Not just difficult - pointless.
Take Thursday night. We knew going into it that it was a pub, an ersatz Irish place run by an ex-madam and her husband, in the town of Angouleme. Last time we'd played over the din of talkers and drunks with a few actual listeners while the owner shook her estimable cleavage. Not great but not soul-destroying. It was my birthday and even though I would have liked a nice night out on the town I'd started to look forward to playing. We were hoping for a little more of a cultured crowd with the Festival de la Bande Desinee in town.
That brought a few people in, beyond the ploucs with money who make up a good part of the population (plouc is a kind of French hick). But in general it was a tough bar gig, and we made it through two sets with some enjoyment. No big deal, just a paying gig.
Hung around talking to some of those who'd been into it. Packed up and ready to start loading out at 1:00 AM or so when the ex-madam called me back behind the bar - time to get paid.
She wanted to know what our guarantee was and I told her. Then she started demanding how we could charge something like that and only play for two hours. She'd had too much too drink and kept counting out the money and shaking her head and barking at me that we had stopped playing at midnight! midnight! What kind of value was that? I asked her why she hadn't just asked us to play longer, when our stuff was still set up? I knew that it was because she'd been too busy carousing and hadn't been paying attention. Her husband was too drunk to get involved in anything that involved putting words together by now. She sort of threw the money at me and brought out their younger nephew who kept asking if I could honestly say we'd done enough work to earn the guarantee. Like he wanted to shame me into backing down.

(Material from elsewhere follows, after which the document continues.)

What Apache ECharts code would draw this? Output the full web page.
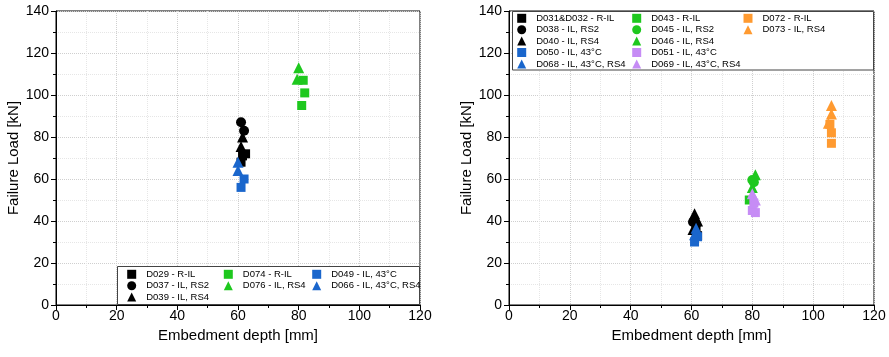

But why were we having this discussion anyway? There is no way they would ever value what we had done and what we have to offer beyond it providing some noise and color for a corner of their lousy bar. So yeah, we got paid what we were supposed to. I'm not completely depressed now because we've already made the decision to leave.

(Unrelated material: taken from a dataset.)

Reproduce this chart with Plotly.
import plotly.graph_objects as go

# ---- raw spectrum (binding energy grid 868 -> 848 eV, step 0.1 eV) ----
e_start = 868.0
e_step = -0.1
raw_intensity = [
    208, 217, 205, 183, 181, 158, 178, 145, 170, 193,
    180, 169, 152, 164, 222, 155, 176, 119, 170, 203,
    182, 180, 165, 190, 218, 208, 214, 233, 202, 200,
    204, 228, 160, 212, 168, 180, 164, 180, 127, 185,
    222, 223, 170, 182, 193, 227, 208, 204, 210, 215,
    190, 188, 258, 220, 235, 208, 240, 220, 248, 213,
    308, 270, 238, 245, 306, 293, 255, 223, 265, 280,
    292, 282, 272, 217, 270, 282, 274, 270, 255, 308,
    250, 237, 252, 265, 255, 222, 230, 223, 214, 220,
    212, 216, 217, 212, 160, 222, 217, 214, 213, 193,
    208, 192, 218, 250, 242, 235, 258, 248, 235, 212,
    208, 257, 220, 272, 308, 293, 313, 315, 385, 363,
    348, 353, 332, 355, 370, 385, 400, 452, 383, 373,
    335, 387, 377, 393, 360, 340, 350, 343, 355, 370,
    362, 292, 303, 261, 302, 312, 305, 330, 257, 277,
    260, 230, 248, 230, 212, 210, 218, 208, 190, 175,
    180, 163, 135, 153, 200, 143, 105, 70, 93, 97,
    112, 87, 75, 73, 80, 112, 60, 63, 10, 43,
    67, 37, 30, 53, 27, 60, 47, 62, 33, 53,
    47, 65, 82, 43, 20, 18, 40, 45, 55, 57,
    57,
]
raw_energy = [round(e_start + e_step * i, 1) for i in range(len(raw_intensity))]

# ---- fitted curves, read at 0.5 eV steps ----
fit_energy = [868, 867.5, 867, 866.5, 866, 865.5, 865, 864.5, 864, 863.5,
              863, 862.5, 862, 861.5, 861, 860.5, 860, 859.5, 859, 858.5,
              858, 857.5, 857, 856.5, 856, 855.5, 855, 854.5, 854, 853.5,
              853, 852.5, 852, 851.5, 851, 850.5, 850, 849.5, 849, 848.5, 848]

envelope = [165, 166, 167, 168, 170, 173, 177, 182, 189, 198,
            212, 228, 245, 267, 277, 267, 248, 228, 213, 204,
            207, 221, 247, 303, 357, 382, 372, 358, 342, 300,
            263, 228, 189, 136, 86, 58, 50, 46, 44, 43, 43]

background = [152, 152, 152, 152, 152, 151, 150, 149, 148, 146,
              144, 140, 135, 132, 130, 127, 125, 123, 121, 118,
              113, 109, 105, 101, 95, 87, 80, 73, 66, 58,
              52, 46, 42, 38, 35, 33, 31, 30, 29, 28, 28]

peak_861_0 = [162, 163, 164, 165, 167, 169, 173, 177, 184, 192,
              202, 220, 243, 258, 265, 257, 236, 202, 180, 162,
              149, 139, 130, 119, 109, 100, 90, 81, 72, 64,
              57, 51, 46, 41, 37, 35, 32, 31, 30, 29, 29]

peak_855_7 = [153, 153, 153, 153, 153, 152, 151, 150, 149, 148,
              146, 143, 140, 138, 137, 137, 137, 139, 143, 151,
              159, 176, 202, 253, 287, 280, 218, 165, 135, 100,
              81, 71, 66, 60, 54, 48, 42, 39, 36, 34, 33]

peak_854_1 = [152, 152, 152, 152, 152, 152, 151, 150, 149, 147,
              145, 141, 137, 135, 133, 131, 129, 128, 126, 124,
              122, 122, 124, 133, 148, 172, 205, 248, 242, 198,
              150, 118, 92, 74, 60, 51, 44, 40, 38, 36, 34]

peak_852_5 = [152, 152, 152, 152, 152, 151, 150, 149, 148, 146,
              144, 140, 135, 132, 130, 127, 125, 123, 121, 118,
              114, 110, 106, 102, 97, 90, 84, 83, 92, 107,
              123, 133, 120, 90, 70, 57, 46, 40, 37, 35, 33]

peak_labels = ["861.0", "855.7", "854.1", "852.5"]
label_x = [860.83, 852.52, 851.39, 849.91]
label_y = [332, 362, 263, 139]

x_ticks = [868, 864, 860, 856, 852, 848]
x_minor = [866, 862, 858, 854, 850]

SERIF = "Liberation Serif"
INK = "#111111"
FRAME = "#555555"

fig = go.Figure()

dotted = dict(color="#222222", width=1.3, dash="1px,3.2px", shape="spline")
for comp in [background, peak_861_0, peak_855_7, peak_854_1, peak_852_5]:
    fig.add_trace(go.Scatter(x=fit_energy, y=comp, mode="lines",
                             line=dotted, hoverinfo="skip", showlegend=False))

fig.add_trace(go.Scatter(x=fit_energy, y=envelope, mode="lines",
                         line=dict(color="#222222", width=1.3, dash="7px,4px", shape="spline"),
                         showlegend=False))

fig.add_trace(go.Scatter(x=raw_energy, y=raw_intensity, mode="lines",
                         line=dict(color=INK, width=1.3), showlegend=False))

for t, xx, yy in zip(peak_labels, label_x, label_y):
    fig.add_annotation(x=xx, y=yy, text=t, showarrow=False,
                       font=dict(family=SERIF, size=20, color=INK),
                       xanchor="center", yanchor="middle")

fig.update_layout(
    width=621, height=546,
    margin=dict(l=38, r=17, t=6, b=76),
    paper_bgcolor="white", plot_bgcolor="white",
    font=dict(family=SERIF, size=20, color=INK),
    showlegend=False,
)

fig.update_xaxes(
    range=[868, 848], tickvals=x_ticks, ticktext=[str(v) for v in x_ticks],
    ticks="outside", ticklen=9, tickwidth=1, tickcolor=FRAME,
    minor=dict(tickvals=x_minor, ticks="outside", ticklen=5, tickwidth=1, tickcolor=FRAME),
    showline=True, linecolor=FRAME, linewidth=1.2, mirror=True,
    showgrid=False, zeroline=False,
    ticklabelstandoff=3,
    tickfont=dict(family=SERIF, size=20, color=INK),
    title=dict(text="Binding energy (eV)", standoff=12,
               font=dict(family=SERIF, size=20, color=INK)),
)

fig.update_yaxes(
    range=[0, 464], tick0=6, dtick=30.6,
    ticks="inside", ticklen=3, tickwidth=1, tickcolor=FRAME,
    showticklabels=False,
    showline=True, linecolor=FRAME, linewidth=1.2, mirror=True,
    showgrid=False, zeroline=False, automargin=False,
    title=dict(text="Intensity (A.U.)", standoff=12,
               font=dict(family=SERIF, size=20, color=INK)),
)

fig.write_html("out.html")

Wrong woodburner, wrong room. Bad logs. We just don't fit here, as musicians. We're not "rock" enough, or "garage" enough, or "60's" enough, or "punk" enough. Or "musicianly" enough. We don't do enough songs everybody knows. And even if we did there's no place to play. Over the last four years the number of places willing to put on music has dwindled to almost nothing.
I'm not harboring any illusions cause we've been all over the US and UK, Spain, Ireland, Germany, and things are tough everywhere. But I'm thinking of this year's birthday treat - a new kitchen bin.

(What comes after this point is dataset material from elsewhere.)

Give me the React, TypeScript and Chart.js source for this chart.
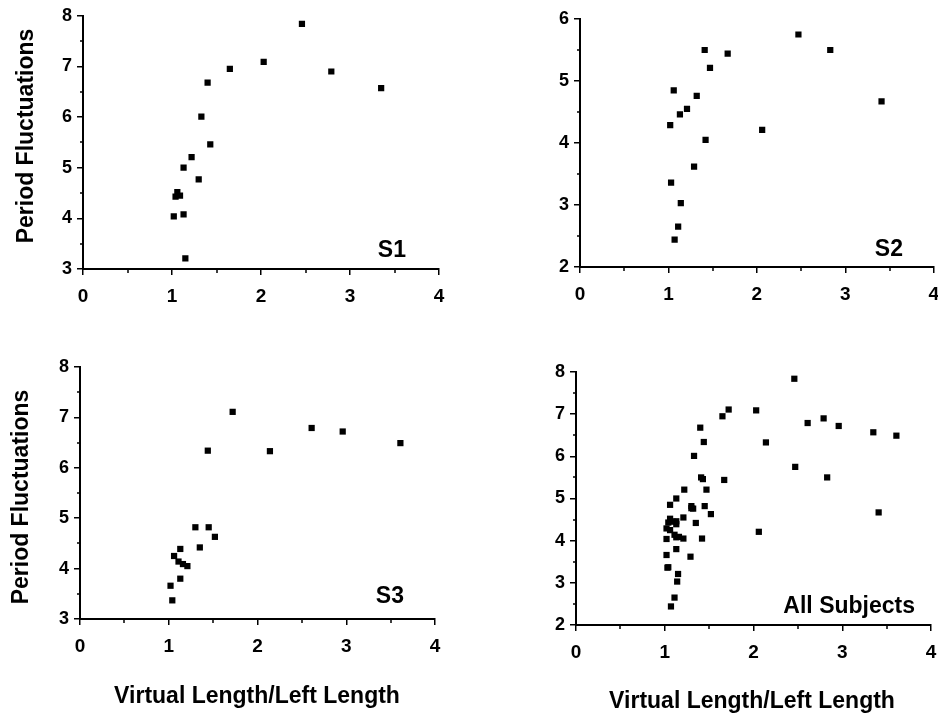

A new poubelle is nothing to get excited about. No fantasies of snuggling around the kitchen, gazing at the garbage can, taking turns putting things in it.
But a few days before my birthday this year, Eric installed one under the kitchen sink. You open the door and it swings out. I don't have to trip over the bin or look at it when I'm not using it. I had no expectations but the thing gives total satisfaction. Because it works.
That's all I want, when we move away from here. Something that works.